(A run of records)
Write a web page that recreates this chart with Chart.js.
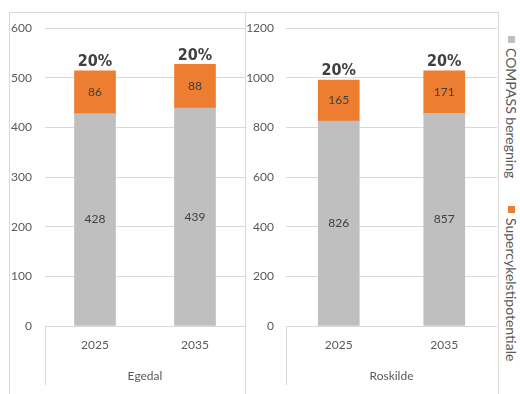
<!DOCTYPE html>
<html><head><meta charset="utf-8">
<script src="https://cdn.jsdelivr.net/npm/chart.js@4"></script>
<style>
body{margin:0;background:#fff;}
#wrap{position:relative;width:520px;height:394px;overflow:hidden;background:#fff;font-family:Lato,sans-serif;}
.ln{position:absolute;background:#d9d9d9;}
canvas{position:absolute;}
.leg{position:absolute;writing-mode:vertical-rl;font-size:14px;line-height:17px;color:#595959;white-space:nowrap;font-family:Lato,sans-serif;}
.leg i{display:inline-block;width:7px;height:7px;margin-bottom:5px;}
</style></head><body>
<div id="wrap">
  <div class="ln" style="left:9px;top:12px;width:490px;height:1px"></div>
  <div class="ln" style="left:9px;top:12px;width:1px;height:382px"></div>
  <div class="ln" style="left:245px;top:12px;width:1px;height:382px"></div>
  <div class="ln" style="left:498px;top:12px;width:1px;height:382px"></div>
  <div class="ln" style="left:45px;top:326px;width:1px;height:59px"></div>
  <div class="ln" style="left:286px;top:326px;width:1px;height:59px"></div>
  <canvas id="c1" width="236" height="386" style="left:9px;top:8px"></canvas>
  <canvas id="c2" width="253" height="385" style="left:245px;top:9px"></canvas>
  <div class="leg" id="leg1" style="left:503px;top:36px"></div>
  <div class="leg" id="leg2" style="left:503px;top:206px"></div>
</div>
<script>
const years = ['2025', '2035'];
const panelNames = ['Egedal', 'Roskilde'];
const seriesNames = ['COMPASS beregning', 'Supercykelstipotentiale'];
const seriesColors = ['#BFBFBF', '#ED7D31'];
const egedalCompass = [428, 439];
const egedalSuper = [86, 88];
const roskildeCompass = [826, 857];
const roskildeSuper = [165, 171];
const egedalAxis = {max: 600, step: 100};
const roskildeAxis = {max: 1200, step: 200};

const labelPlugin = {
  id: 'barLabels',
  afterDatasetsDraw(chart) {
    const ctx = chart.ctx;
    ctx.save();
    ctx.textAlign = 'center';
    ctx.textBaseline = 'middle';
    ctx.fillStyle = '#404040';
    ctx.font = '12px Lato';
    chart.data.datasets.forEach((ds, i) => {
      chart.getDatasetMeta(i).data.forEach((bar, j) => {
        ctx.fillText(String(ds.data[j]), bar.x, (bar.y + bar.base) / 2);
      });
    });
    ctx.font = 'bold 16px "Liberation Sans Narrow", "DejaVu Sans Condensed", sans-serif';
    const base = chart.data.datasets[0].data, top = chart.data.datasets[1].data;
    chart.getDatasetMeta(1).data.forEach((bar, j) => {
      ctx.fillText(Math.round(top[j] / base[j] * 100) + '%', bar.x, bar.y - 9);
    });
    ctx.restore();
  }
};

function makeChart(id, name, compass, sup, axis, yWidth, yPad, padRight) {
  return new Chart(document.getElementById(id), {
    type: 'bar',
    data: {
      labels: years,
      datasets: [
        {label: seriesNames[0], data: compass, backgroundColor: seriesColors[0], barThickness: 41},
        {label: seriesNames[1], data: sup, backgroundColor: seriesColors[1], barThickness: 41}
      ]
    },
    options: {
      responsive: false,
      animation: false,
      layout: {padding: {top: 0, right: padRight, bottom: 0, left: 0}},
      plugins: {legend: {display: false}, tooltip: {enabled: false}},
      scales: {
        x: {
          stacked: true,
          grid: {display: false, drawTicks: false},
          border: {display: false},
          ticks: {color: '#595959', font: {family: 'Lato', size: 12}, padding: 12},
          title: {display: true, text: name, color: '#595959', font: {family: 'Lato', size: 12}, padding: {top: 11, bottom: 11}},
          afterFit(s) { s.height = 68; }
        },
        y: {
          stacked: true,
          min: 0, max: axis.max,
          ticks: {stepSize: axis.step, color: '#595959', font: {family: 'Lato', size: 12}, padding: yPad,
                  callback: v => String(v)},
          grid: {color: '#d9d9d9', drawTicks: false},
          border: {display: false},
          afterFit(s) { s.width = yWidth; }
        }
      }
    },
    plugins: [labelPlugin]
  });
}

makeChart('c1', panelNames[0], egedalCompass, egedalSuper, egedalAxis, 36, 13, 0);
makeChart('c2', panelNames[1], roskildeCompass, roskildeSuper, roskildeAxis, 41, 12, 1);

[['leg1', 0], ['leg2', 1]].forEach(([id, k]) => {
  const el = document.getElementById(id);
  const sq = document.createElement('i');
  sq.style.background = seriesColors[k];
  el.appendChild(sq);
  el.appendChild(document.createTextNode(seriesNames[k]));
});
</script>
</body></html>
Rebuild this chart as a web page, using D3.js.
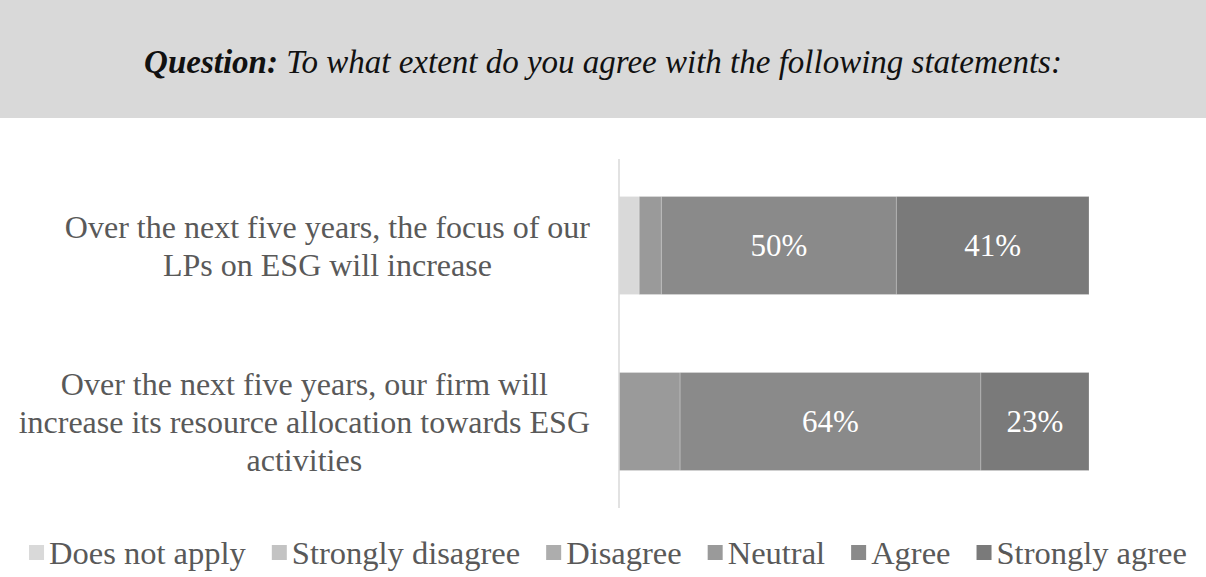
<!DOCTYPE html>
<html>
<head>
<meta charset="utf-8">
<script src="https://cdn.jsdelivr.net/npm/d3@7"></script>
</head>
<body style="margin:0">
<svg id="chart" width="1206" height="577"></svg>
<script>
// Survey responses (% of respondents), one row per statement
const statements = [
  ["Over the next five years, the focus of our", "LPs on ESG will increase"],
  ["Over the next five years, our firm will", "increase its resource allocation towards ESG", "activities"]
];
const responses = ["Does not apply", "Strongly disagree", "Disagree", "Neutral", "Agree", "Strongly agree"];
const doesNotApply     = [4.3, 0];
const stronglyDisagree = [0, 0];
const disagree         = [0, 0];
const neutral          = [4.7, 13];
const agree            = [50, 64];
const stronglyAgree    = [41, 23];
const shades = ["#d9d9d9", "#c3c3c3", "#adadad", "#9a9a9a", "#8a8a8a", "#7a7a7a"];

const series = [doesNotApply, stronglyDisagree, disagree, neutral, agree, stronglyAgree];
const rows = statements.map((s, i) => {
  const r = { key: i };
  responses.forEach((name, j) => { r[name] = series[j][i]; });
  return r;
});

const svg = d3.select("#chart");
const W = 1206, H = 577;
const serif = '"Liberation Serif"';

// Question banner
svg.append("rect").attr("x", 0).attr("y", 0).attr("width", W).attr("height", 118).attr("fill", "#d9d9d9");
const q = svg.append("text").attr("x", W / 2).attr("y", 73).attr("text-anchor", "middle")
  .style("font-family", serif).attr("font-size", 33).attr("font-style", "italic").attr("fill", "#111");
q.append("tspan").attr("font-weight", "bold").text("Question:");
q.append("tspan").text(" To what extent do you agree with the following statements:");

// Plot area
const x0 = 619, x1 = 1089;
const x = d3.scaleLinear().domain([0, 100]).range([x0, x1]);
const y = d3.scaleBand().domain(rows.map(r => r.key)).range([159, 508]).paddingInner(0.443).paddingOuter(0.213);

const stack = d3.stack().keys(responses)(rows);

svg.append("g").selectAll("g").data(stack).join("g")
  .attr("fill", (d, i) => shades[i])
  .selectAll("rect").data(d => d.filter(p => p[1] - p[0] > 0)).join("rect")
  .attr("x", d => x(d[0]))
  .attr("y", d => y(d.data.key))
  .attr("width", d => x(d[1]) - x(d[0]))
  .attr("height", y.bandwidth())
  .attr("stroke", "rgba(255,255,255,0.3)")
  .attr("stroke-width", 0.75);

// Value labels on the larger segments
svg.append("g").selectAll("g").data(stack).join("g")
  .selectAll("text").data(d => d.filter(p => p[1] - p[0] >= 20)).join("text")
  .attr("x", d => (x(d[0]) + x(d[1])) / 2)
  .attr("y", d => y(d.data.key) + y.bandwidth() / 2)
  .attr("dy", "0.35em")
  .attr("text-anchor", "middle")
  .style("font-family", serif)
  .attr("font-size", 31)
  .attr("fill", "#fff")
  .text(d => Math.round(d[1] - d[0]) + "%");

// Category axis line
svg.append("line").attr("x1", x0).attr("x2", x0).attr("y1", 159).attr("y2", 508)
  .attr("stroke", "#d9d9d9").attr("stroke-width", 1.5);

// Statement labels: lines centred within a block that ends left of the axis
const labelRight = 590, lineH = 38;
const labelBlocks = statements.map((lines, i) => {
  const g = svg.append("g");
  const cy = y(i) + y.bandwidth() / 2;
  lines.forEach((t, k) => g.append("text")
    .attr("y", cy + (k - (lines.length - 1) / 2) * lineH)
    .attr("dy", "0.35em")
    .attr("text-anchor", "middle")
    .style("font-family", serif)
    .attr("font-size", 32)
    .attr("fill", "#595959")
    .text(t));
  return g;
});

// Legend
const legend = svg.append("g");
const legendItems = responses.map((name, i) => {
  const g = legend.append("g");
  g.append("rect").attr("width", 15).attr("height", 15).attr("y", -8).attr("fill", shades[i]);
  g.append("text").attr("x", 20).attr("y", 0).attr("dy", "0.33em")
    .style("font-family", serif).attr("font-size", 32.5)
    .attr("fill", "#595959").text(name);
  return g;
});

// Positions that depend on measured text widths
function layout() {
  labelBlocks.forEach(g => {
    const texts = g.selectAll("text");
    const maxW = d3.max(texts.nodes(), t => t.getComputedTextLength());
    texts.attr("x", labelRight - maxW / 2);
  });
  const gap = 26;
  const widths = legendItems.map(g => 20 + g.select("text").node().getComputedTextLength());
  const total = d3.sum(widths) + gap * (widths.length - 1);
  let lx = 608 - total / 2;
  legendItems.forEach((g, i) => { g.attr("transform", `translate(${lx},553)`); lx += widths[i] + gap; });
}
layout();
if (document.fonts && document.fonts.ready) document.fonts.ready.then(layout);
</script>
</body>
</html>
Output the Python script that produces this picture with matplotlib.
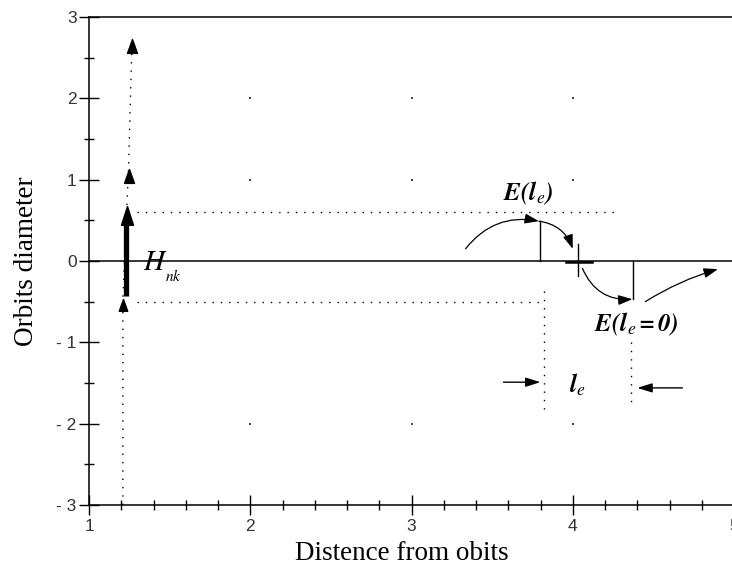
import matplotlib
matplotlib.use("Agg")
import matplotlib.pyplot as plt
from matplotlib.patches import FancyArrowPatch
from matplotlib.ticker import FixedLocator, FixedFormatter, MultipleLocator

plt.rcParams["mathtext.fontset"] = "stix"

# axis setup
x_ticks = [1, 2, 3, 4, 5]
x_tick_labels = ["1", "2", "3", "4", "5"]
y_ticks = [-3, -2, -1, 0, 1, 2, 3]
y_tick_labels = ["- 3", "- 2", "- 1", "0", "1", "2", "3"]

# sparse grid dots
grid_x = [2, 3, 4, 2, 3, 4, 2, 3, 4]
grid_y = [2, 2, 2, 1, 1, 1, -2, -2, -2]

# vertical dotted guide (bottom to top, with arrow tips)
guide_x = [1.21, 1.21, 1.235, 1.245, 1.267]
guide_y = [-3.0, -0.47, 0.68, 1.13, 2.73]
tip_x = [1.245, 1.267]
tip_y = [1.13, 2.73]
low_tip = (1.21, -0.47)

# thick H_nk arrow
hnk_x = [1.232, 1.232]
hnk_y = [-0.43, 0.45]
hnk_tip = (1.235, 0.68)

# horizontal dotted levels
level_upper = (0.6, 1.3, 4.27)
level_lower = (-0.5, 1.3, 3.82)

# vertical dotted markers for l_e
le_left = (3.82, -0.37, -1.82)
le_right = (4.36, -1.0, -1.77)

# measurement arrows  (start, end, y)
arrow_in_left = (3.57, 3.80, -1.49)
arrow_in_right = (4.68, 4.40, -1.56)

# curve pieces: (x0, y0, x1, y1, rad)
curves = [
    (3.335, 0.15, 3.79, 0.49, -0.3),
    (3.79, 0.49, 4.00, 0.15, -0.3),
    (4.06, -0.09, 4.37, -0.47, 0.35),
    (4.45, -0.50, 4.90, -0.10, -0.07),
]

# drops from extremes to the axis
drop_x = [3.795, 4.373]
drop_y = [0.49, -0.47]

# crossing mark
cross_x = 4.03
cross_y = (-0.18, 0.21)
dash_x = (3.96, 4.12)
dash_y = -0.015

fig = plt.figure(figsize=(7.32, 5.70), dpi=100)
ax = fig.add_axes([89 / 732, 65 / 570, 645 / 732, 488 / 570])
ax.set_xlim(1, 5)
ax.set_ylim(-3, 3)

for side in ["left", "bottom", "top"]:
    ax.spines[side].set_linewidth(1.1)
ax.spines["right"].set_visible(False)

ax.xaxis.set_major_locator(FixedLocator(x_ticks))
ax.xaxis.set_major_formatter(FixedFormatter(x_tick_labels))
ax.yaxis.set_major_locator(FixedLocator(y_ticks))
ax.yaxis.set_major_formatter(FixedFormatter(y_tick_labels))
ax.xaxis.set_minor_locator(MultipleLocator(0.2))
ax.yaxis.set_minor_locator(MultipleLocator(0.5))
ax.tick_params(which="major", direction="inout", length=14, width=1.0, labelsize=12.5, colors="black")
ax.tick_params(which="minor", direction="inout", length=7, width=1.0)
ax.tick_params(axis="x", which="major", pad=3)
ax.tick_params(axis="y", which="major", pad=2)
for lab in ax.get_xticklabels() + ax.get_yticklabels():
    lab.set_fontfamily("Liberation Sans")
    lab.set_color("#333333")

ax.set_xlabel("Distence from obits", fontfamily="Liberation Serif", fontsize=19.5)
ax.set_ylabel("Orbits diameter", fontfamily="Liberation Serif", fontsize=19.5)
ax.xaxis.set_label_coords(0.485, -0.074)
ax.yaxis.set_label_coords(-0.078, 0.5)

ax.axhline(0, color="black", lw=1.1)

ax.scatter(grid_x, grid_y, s=1.5, color="#444444", marker="s", linewidths=0)

dotted = dict(color="black", lw=1.0, linestyle=(0, (1, 5)))
ax.plot(guide_x, guide_y, **dotted)
ax.plot([level_upper[1], level_upper[2]], [level_upper[0]] * 2, **dotted)
ax.plot([level_lower[1], level_lower[2]], [level_lower[0]] * 2, **dotted)
ax.plot([le_left[0]] * 2, [le_left[1], le_left[2]], **dotted)
ax.plot([le_right[0]] * 2, [le_right[1], le_right[2]], **dotted)

small_head = [(0, 0), (-0.36, -1), (0.36, -1), (0, 0)]
big_head = [(0, 0), (-0.32, -1), (0.32, -1), (0, 0)]
ax.plot(tip_x, tip_y, linestyle="none", marker=small_head, markersize=20, color="black")
ax.plot([low_tip[0]], [low_tip[1]], linestyle="none", marker=small_head, markersize=17, color="black")

ax.plot(hnk_x, hnk_y, color="black", lw=3.8, solid_capstyle="butt")
ax.plot([hnk_tip[0]], [hnk_tip[1]], linestyle="none", marker=big_head, markersize=27, color="black")

for x0, x1, y in [arrow_in_left, arrow_in_right]:
    ax.annotate("", xy=(x1, y), xytext=(x0, y),
                arrowprops=dict(arrowstyle="-|>,head_length=0.9,head_width=0.28",
                                color="black", lw=1.0, mutation_scale=10, shrinkA=0, shrinkB=0))

for x0, y0, x1, y1, rad in curves:
    ax.add_patch(FancyArrowPatch((x0, y0), (x1, y1), connectionstyle=f"arc3,rad={rad}",
                                 arrowstyle="-|>,head_length=0.85,head_width=0.3",
                                 mutation_scale=10, color="black", lw=0.9,
                                 shrinkA=0, shrinkB=0))

for x, y in zip(drop_x, drop_y):
    ax.plot([x, x], [0, y], color="black", lw=1.0)

ax.plot([cross_x, cross_x], list(cross_y), color="black", lw=1.0)
ax.plot(list(dash_x), [dash_y, dash_y], color="black", lw=1.8)

ax.text(1.335, -0.11, r"$H$", fontsize=21, ha="left", va="baseline")
ax.text(1.47, -0.25, r"$nk$", fontsize=11, ha="left", va="baseline")
ax.text(3.565, 0.74, r"$\mathbfit{E(l}_{e}\mathbfit{)}$", fontsize=18, ha="left", va="baseline")
ax.text(4.13, -0.86, r"$\mathbfit{E(l}_{e}\mathbfit{=0)}$", fontsize=18, ha="left", va="baseline")
ax.text(3.975, -1.62, r"$\mathbfit{l}_{e}$", fontsize=18, ha="left", va="baseline")

fig.savefig("out.png", dpi=100)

# Aim of the exercise:
The lines to reproduce run from the one above containing "Output the Python" through the one containing "arrow_in_right = (4.68, 4.40, -1.56)". Copy them exactly and leave out all pictures.

# Solution:
Output the Python script that produces this picture with matplotlib.
import matplotlib
matplotlib.use("Agg")
import matplotlib.pyplot as plt
from matplotlib.patches import FancyArrowPatch
from matplotlib.ticker import FixedLocator, FixedFormatter, MultipleLocator

plt.rcParams["mathtext.fontset"] = "stix"

# axis setup
x_ticks = [1, 2, 3, 4, 5]
x_tick_labels = ["1", "2", "3", "4", "5"]
y_ticks = [-3, -2, -1, 0, 1, 2, 3]
y_tick_labels = ["- 3", "- 2", "- 1", "0", "1", "2", "3"]

# sparse grid dots
grid_x = [2, 3, 4, 2, 3, 4, 2, 3, 4]
grid_y = [2, 2, 2, 1, 1, 1, -2, -2, -2]

# vertical dotted guide (bottom to top, with arrow tips)
guide_x = [1.21, 1.21, 1.235, 1.245, 1.267]
guide_y = [-3.0, -0.47, 0.68, 1.13, 2.73]
tip_x = [1.245, 1.267]
tip_y = [1.13, 2.73]
low_tip = (1.21, -0.47)

# thick H_nk arrow
hnk_x = [1.232, 1.232]
hnk_y = [-0.43, 0.45]
hnk_tip = (1.235, 0.68)

# horizontal dotted levels
level_upper = (0.6, 1.3, 4.27)
level_lower = (-0.5, 1.3, 3.82)

# vertical dotted markers for l_e
le_left = (3.82, -0.37, -1.82)
le_right = (4.36, -1.0, -1.77)

# measurement arrows  (start, end, y)
arrow_in_left = (3.57, 3.80, -1.49)
arrow_in_right = (4.68, 4.40, -1.56)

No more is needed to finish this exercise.